Conditional Probability Distributions

If she joins the group
Outcome Probability
group is competent and she is a member \frac{3}{16}
group is incompetent and she is a member \frac{13}{16}
If she does not join the group
Outcome Probability
group is competent and she is not a member \frac{3}{16}
group is incompetent and she is not a member \frac{13}{16}

Utility Function

\begin{Bmatrix} 1 & \text{if the group is competent and she is a member} \\ 0 & \text{if she is not a member} \\ -10 & \text{if the group is incompetent and she is a member} \end{Bmatrix}

Prompt 2A

Apply the person’s utility function and the conditional probability distributions over outcomes in the model to derive the conditional probability distributions over the person’s utility levels that can result from the her action. Write your results in a table like this:

If she joins the group
Utility Level Probability
If she does not join the group
Utility Level Probability

Prompt 2B

Describe, step-by-step, the process you used to assign/compute the values in the table you provided in response to Prompt 2A.

Prompt 2C

Using the results of Prompt 2A, compute the person’s expected utility from each of her available actions.
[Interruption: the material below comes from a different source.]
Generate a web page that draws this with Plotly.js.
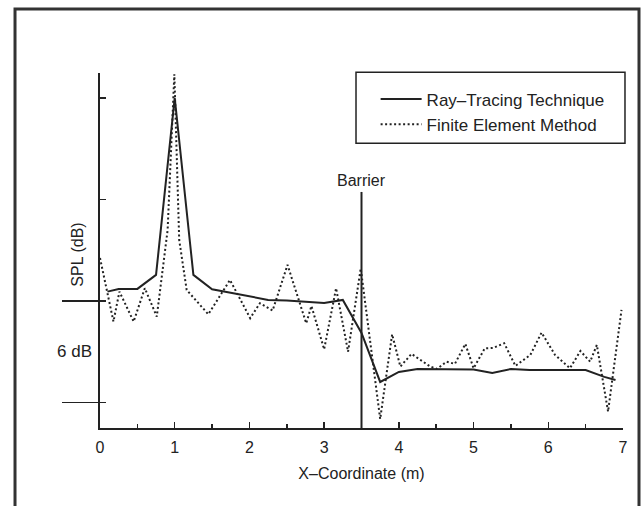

Write your results in a table like this:

Action Expected Utility
join the group
do not join the group

Prompt 2D

Describe, step-by-step, how you computed the results you wrote in Prompt 2C from the results you wrote in response to Prompt 2A.

Rubric for Part 2

Whether you earn any points on Prompts 2A and 2C depend on whether you earn points on 2B and 2D. So we will score 2B and 2D first.

For each of Prompts 2B and 2D, you get two points if you describe the correct procedure, with specific reference to the relevant components of this particular model, and zero points otherwise.

For Prompt 2A, you get one point if your answer is wholly correct and if you got full credit on Prompt 2B and zero points otherwise.

For Prompt 2C, you get one point if your answer is wholly correct and if you got full credit on Prompt 2D and zero points otherwise.